Asked Elle about the post where she said that what’s more important to her is not what she’s interested in, but filtering out what she’s not interested in. Elle said there were two points to what she reads. There’s Google News type stuff, that has an important effect of serendipity. And stuff for work, which is very pointed. Steve called out letting the system pull out false positives, as contrasted with only giving you information that you already know about. You learn more from what you didn’t expect than what you do expect.

As soon as we make it to “the world of RSS”, our biggest problem is the attention info, and making sure that it’s used. Having the tools know about the pagerank/attention so information that you know who has linked to what so that you can put the important stuff in your window. The problem of information overload is intractable, we’ll never have the time necessary to do all that we want. The more that we throw out automatically the more time we have to deal with what remains.

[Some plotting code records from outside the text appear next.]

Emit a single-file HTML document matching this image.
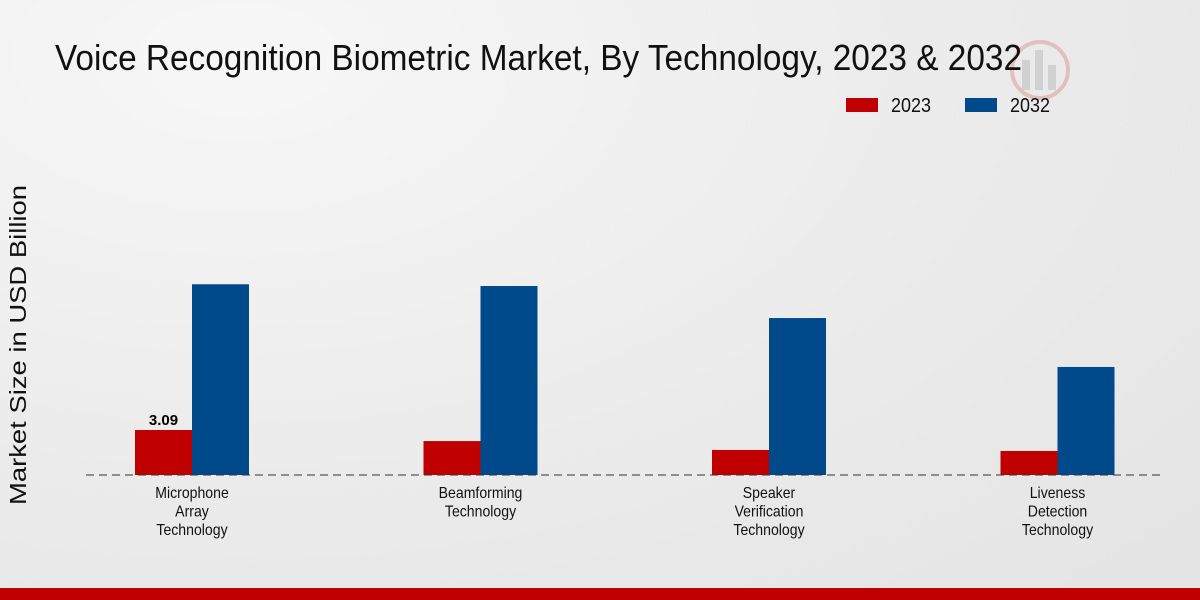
<!DOCTYPE html>
<html><head><meta charset="utf-8"><style>
body{margin:0;width:1200px;height:600px;overflow:hidden;background:radial-gradient(ellipse at 20% 10%,#f7f7f7 0%,#ebebeb 55%,#e4e4e4 100%);font-family:"Liberation Sans",sans-serif;}
svg{position:absolute;left:0;top:0}
</style></head><body>
<svg width="1200" height="600">
<g opacity="0.25">
<circle cx="1040" cy="70" r="28" fill="none" stroke="#c44" stroke-width="4"/>
<rect x="1022" y="60" width="8" height="30" fill="#888"/><rect x="1035" y="50" width="8" height="40" fill="#888"/><rect x="1048" y="65" width="8" height="25" fill="#888"/>
</g>
<text x="55" y="70" font-size="36" fill="#111" textLength="967" lengthAdjust="spacingAndGlyphs">Voice Recognition Biometric Market, By Technology, 2023 &amp; 2032</text>
<rect x="846" y="98" width="32" height="14" fill="#c00000"/>
<text x="891" y="112" font-size="20" fill="#111" textLength="40" lengthAdjust="spacingAndGlyphs">2023</text>
<rect x="965" y="98" width="32" height="14" fill="#004a8c"/>
<text x="1010" y="112" font-size="20" fill="#111" textLength="40" lengthAdjust="spacingAndGlyphs">2032</text>
<text transform="translate(26,345) rotate(-90)" text-anchor="middle" font-size="23" fill="#111" textLength="320" lengthAdjust="spacingAndGlyphs">Market Size in USD Billion</text>
<g id="bars"></g>
<line x1="86" y1="475" x2="1165" y2="475" stroke="#333" stroke-dasharray="8,5"/>
<g id="labels"></g>
<rect x="0" y="588" width="1200" height="12" fill="#c00000"/>
</svg>
<script>
const categories=[["Microphone","Array","Technology"],["Beamforming","Technology"],["Speaker","Verification","Technology"],["Liveness","Detection","Technology"]];
const values2023=[3.09,2.33,1.72,1.65];
const values2032=[13.1,12.98,10.78,7.42];
const NS="http://www.w3.org/2000/svg";
const baseY=475,scale=14.56,x0=192,step=288.5,bw=57;
const y=v=>baseY-v*scale;
const bars=document.getElementById('bars'),labels=document.getElementById('labels');
categories.forEach((c,i)=>{
 const cx=x0+i*step;
 [[values2023[i],cx-bw,'#c00000','2023'],[values2032[i],cx,'#004a8c','2032']].forEach(([v,x,col,s])=>{
  const r=document.createElementNS(NS,'rect');
  r.setAttribute('x',x);r.setAttribute('y',y(v));r.setAttribute('width',bw);r.setAttribute('height',baseY-y(v));r.setAttribute('fill',col);
  
  
  bars.appendChild(r);
 });
 c.forEach((line,j)=>{
  const t=document.createElementNS(NS,'text');
  t.setAttribute('transform','translate('+cx+','+(498+j*18.5)+') scale(0.88,1)');
  t.setAttribute('text-anchor','middle');t.setAttribute('font-size','16');t.setAttribute('fill','#111');
  t.textContent=line;
  
  
  labels.appendChild(t);
 });
});
const vl=document.createElementNS(NS,'text');
vl.setAttribute('x',x0-bw/2);vl.setAttribute('y',y(values2023[0])-5);vl.setAttribute('text-anchor','middle');vl.setAttribute('font-size','15');vl.setAttribute('font-weight','bold');
vl.textContent=values2023[0].toFixed(2);


labels.appendChild(vl);
</script>
</body></html>
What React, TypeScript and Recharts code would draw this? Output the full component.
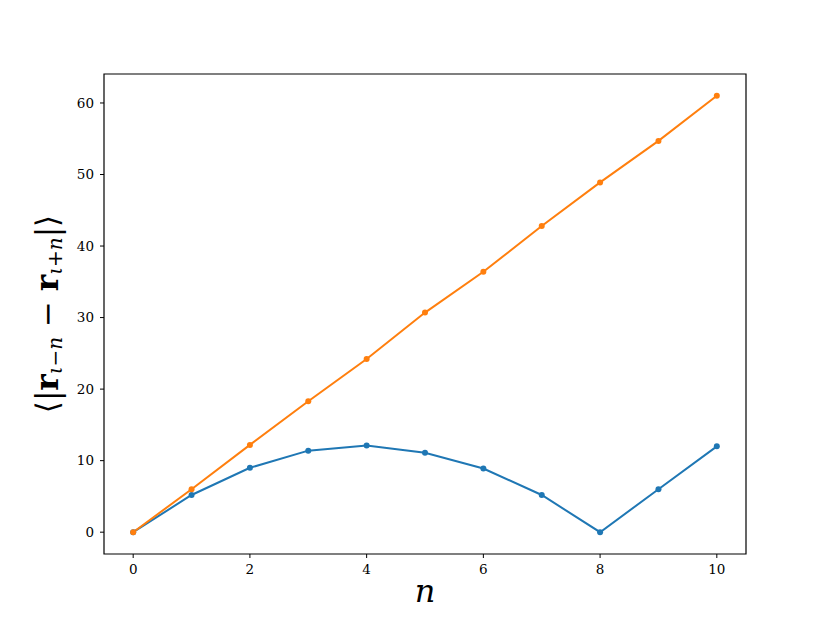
import React from "react";
import { LineChart, Line, XAxis, YAxis, ReferenceArea } from "recharts";

const nValues = [0, 1, 2, 3, 4, 5, 6, 7, 8, 9, 10];
const blueValues = [0, 5.2, 9.0, 11.4, 12.1, 11.1, 8.9, 5.2, 0, 6.0, 12.0];
const orangeValues = [0, 6.0, 12.2, 18.3, 24.2, 30.7, 36.4, 42.8, 48.9, 54.7, 61.0];
const xTicks = [0, 2, 4, 6, 8, 10];
const yTicks = [0, 10, 20, 30, 40, 50, 60];
const xDomain = [-0.5, 10.5];
const yDomain = [-3.05, 64.05];

const data = nValues.map((n, i) => ({ n, blue: blueValues[i], orange: orangeValues[i] }));

const serif = "'DejaVu Serif', 'Liberation Serif', serif";
const BLUE = "#1f77b4";
const ORANGE = "#ff7f0e";

function YLabel(props: any) {
  const vb = props.viewBox || { x: 0, y: 0, width: 0, height: 0 };
  const cx = 47;
  const cy = vb.y + vb.height / 2;
  return (
    <text
      x={cx}
      y={cy}
      transform={`rotate(-90, ${cx}, ${cy})`}
      textAnchor="middle"
      dominantBaseline="central"
      fontFamily={serif}
      fontSize={31}
      fill="#000"
    >
      <tspan>⟨|</tspan>
      <tspan fontWeight="bold">r</tspan>
      <tspan fontSize={20} fontStyle="italic" dy={8}>ι−n</tspan>
      <tspan dy={-8}> − </tspan>
      <tspan fontWeight="bold">r</tspan>
      <tspan fontSize={20} fontStyle="italic" dy={8}>ι+n</tspan>
      <tspan dy={-8}>|⟩</tspan>
    </text>
  );
}

function XLabel(props: any) {
  const vb = props.viewBox || { x: 0, y: 0, width: 0, height: 0 };
  return (
    <text
      x={vb.x + vb.width / 2}
      y={vb.y + 48}
      textAnchor="middle"
      fontFamily={serif}
      fontStyle="italic"
      fontSize={32}
      fill="#000"
    >
      n
    </text>
  );
}

export default function App() {
  const tickStyle = { fontFamily: serif, fontSize: 13.5, fill: "#000" };
  return (
    <div style={{ position: "absolute", left: 0, top: 0, background: "#fff" }}>
      <LineChart
        width={830}
        height={623}
        data={data}
        margin={{ top: 74, right: 84, left: 44, bottom: 9 }}
      >
        <XAxis
          dataKey="n"
          type="number"
          domain={xDomain}
          ticks={xTicks}
          allowDataOverflow
          height={60}
          axisLine={false}
          tickLine={{ stroke: "#000" }}
          tickSize={4}
          tick={tickStyle}
          tickMargin={6}
          label={<XLabel />}
        />
        <YAxis
          type="number"
          domain={yDomain}
          ticks={yTicks}
          allowDataOverflow
          width={60}
          axisLine={false}
          tickLine={{ stroke: "#000" }}
          tickSize={4}
          tick={tickStyle}
          tickMargin={6}
          label={<YLabel />}
        />
        <ReferenceArea
          x1={xDomain[0]}
          x2={xDomain[1]}
          y1={yDomain[0]}
          y2={yDomain[1]}
          fill="none"
          fillOpacity={0}
          stroke="#000"
          strokeWidth={1.2}
          ifOverflow="visible"
        />
        <Line
          dataKey="blue"
          stroke={BLUE}
          strokeWidth={2}
          dot={{ r: 3, fill: BLUE, stroke: BLUE, strokeWidth: 0 }}
          activeDot={false}
          isAnimationActive={false}
        />
        <Line
          dataKey="orange"
          stroke={ORANGE}
          strokeWidth={2}
          dot={{ r: 3, fill: ORANGE, stroke: ORANGE, strokeWidth: 0 }}
          activeDot={false}
          isAnimationActive={false}
        />
      </LineChart>
    </div>
  );
}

OPML is one of the use cases for attention, a simple case. Attention.xml would add information into that OPML style format. Assume we have some tools that track attention and exchange it. Steve has some people he reads early and often (Doc, Jon Udell, Dave Winer), those people would be high on his attention list. If all those people comment on a post, that post is probably of interest. You should be able to harness the human filtering. Technorati, Feedster and others should be able to make use of that information also, they should be able to infer results based on this information as well.

Question from Steve Tennent, is attention.xml providing a editorial function? Steve said no, that’s the A-List bloggers. In terms of the editorial function the value of attention is emerging the editorial info that’s present in other humans consuming information.